Short task: What is the number of lines in the data holding the word "chart"? Give that number by itself.

Information given:
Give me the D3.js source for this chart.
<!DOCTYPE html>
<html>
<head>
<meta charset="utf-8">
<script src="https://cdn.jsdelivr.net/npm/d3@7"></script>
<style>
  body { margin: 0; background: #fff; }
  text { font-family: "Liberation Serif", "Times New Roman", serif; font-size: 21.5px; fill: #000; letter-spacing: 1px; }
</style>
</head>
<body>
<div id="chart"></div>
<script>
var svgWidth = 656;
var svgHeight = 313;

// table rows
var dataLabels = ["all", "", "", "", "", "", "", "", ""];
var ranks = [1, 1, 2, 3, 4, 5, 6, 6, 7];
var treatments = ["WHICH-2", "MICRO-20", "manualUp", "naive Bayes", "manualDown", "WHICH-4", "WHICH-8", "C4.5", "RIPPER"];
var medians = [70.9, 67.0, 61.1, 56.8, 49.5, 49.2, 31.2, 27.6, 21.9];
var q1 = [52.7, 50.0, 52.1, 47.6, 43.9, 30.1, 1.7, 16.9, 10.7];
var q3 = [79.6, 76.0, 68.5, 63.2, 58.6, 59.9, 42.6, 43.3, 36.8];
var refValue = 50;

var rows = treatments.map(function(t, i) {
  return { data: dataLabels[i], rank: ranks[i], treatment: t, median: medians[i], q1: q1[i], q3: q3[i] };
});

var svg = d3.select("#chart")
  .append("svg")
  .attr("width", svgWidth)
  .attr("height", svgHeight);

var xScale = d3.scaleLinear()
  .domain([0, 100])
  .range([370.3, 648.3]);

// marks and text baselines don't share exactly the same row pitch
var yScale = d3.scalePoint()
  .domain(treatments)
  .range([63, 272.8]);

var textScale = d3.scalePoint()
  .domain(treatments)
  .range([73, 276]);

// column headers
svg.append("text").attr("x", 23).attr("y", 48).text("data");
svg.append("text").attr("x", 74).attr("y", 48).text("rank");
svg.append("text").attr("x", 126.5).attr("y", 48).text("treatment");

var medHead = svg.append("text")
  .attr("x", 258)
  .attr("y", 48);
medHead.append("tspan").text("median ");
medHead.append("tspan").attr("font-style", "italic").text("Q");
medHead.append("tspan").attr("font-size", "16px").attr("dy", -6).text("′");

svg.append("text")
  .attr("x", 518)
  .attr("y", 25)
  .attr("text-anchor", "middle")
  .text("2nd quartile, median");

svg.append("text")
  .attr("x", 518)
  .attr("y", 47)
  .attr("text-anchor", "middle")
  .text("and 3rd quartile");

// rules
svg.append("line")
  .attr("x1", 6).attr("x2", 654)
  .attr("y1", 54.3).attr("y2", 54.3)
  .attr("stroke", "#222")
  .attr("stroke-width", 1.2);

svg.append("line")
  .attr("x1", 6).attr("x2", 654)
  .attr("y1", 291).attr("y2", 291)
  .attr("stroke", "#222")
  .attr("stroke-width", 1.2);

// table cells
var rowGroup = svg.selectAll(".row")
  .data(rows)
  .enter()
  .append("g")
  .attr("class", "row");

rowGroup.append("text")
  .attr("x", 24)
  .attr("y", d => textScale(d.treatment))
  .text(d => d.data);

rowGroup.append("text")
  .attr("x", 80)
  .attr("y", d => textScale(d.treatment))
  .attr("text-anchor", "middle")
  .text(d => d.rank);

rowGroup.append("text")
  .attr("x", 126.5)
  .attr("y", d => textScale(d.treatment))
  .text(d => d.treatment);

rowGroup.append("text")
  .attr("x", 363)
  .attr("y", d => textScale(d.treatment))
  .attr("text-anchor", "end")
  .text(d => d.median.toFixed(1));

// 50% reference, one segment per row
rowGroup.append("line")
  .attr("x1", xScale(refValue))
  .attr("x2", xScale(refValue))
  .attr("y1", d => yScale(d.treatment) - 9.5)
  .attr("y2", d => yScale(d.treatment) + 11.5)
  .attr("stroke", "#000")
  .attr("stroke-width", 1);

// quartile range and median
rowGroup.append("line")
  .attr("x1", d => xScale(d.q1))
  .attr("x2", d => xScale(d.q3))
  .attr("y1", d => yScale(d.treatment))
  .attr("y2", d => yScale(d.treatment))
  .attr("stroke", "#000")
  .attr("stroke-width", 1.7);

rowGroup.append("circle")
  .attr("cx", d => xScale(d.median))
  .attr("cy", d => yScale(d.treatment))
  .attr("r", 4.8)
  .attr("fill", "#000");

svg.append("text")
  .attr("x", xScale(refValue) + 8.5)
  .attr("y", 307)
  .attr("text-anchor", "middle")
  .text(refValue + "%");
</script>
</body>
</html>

...

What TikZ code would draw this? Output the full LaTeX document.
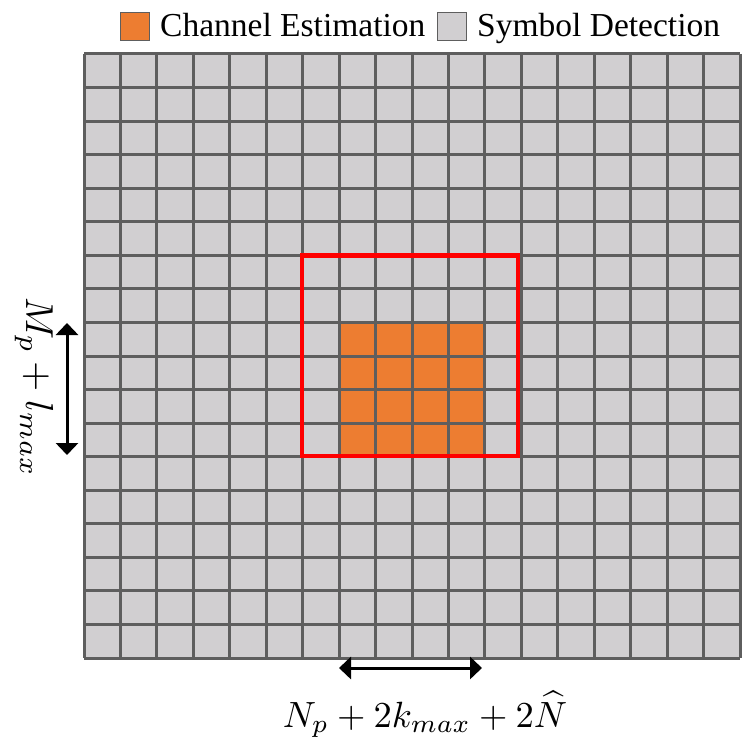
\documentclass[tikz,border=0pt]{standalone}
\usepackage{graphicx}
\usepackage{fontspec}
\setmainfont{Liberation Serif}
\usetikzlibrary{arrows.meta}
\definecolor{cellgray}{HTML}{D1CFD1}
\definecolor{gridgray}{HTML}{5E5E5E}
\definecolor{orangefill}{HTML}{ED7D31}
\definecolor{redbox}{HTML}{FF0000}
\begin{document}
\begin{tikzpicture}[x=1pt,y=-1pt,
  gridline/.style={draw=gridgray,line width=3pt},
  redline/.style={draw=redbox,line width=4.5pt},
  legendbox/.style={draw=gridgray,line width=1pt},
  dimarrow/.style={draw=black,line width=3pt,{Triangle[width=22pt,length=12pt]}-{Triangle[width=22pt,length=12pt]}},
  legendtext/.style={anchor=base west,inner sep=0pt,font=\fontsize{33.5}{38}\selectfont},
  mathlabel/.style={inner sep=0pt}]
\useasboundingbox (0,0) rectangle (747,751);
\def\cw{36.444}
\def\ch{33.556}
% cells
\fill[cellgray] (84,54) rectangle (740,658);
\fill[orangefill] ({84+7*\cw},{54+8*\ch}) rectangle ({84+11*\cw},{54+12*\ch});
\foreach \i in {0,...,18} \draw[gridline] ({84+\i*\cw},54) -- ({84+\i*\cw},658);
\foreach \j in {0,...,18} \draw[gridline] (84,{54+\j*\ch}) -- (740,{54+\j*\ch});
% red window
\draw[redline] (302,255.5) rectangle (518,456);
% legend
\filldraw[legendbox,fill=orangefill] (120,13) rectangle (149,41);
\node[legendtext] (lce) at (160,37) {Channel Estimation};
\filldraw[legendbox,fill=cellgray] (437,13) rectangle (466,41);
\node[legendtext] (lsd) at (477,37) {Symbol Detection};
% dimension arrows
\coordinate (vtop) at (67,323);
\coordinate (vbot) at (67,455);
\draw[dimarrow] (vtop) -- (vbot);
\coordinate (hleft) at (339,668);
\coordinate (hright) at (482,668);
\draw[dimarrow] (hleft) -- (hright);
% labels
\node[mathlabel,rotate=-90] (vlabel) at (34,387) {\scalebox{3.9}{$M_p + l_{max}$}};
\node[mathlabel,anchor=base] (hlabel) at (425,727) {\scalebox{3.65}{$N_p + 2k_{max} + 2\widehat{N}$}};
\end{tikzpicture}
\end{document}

Response to this exercise: 3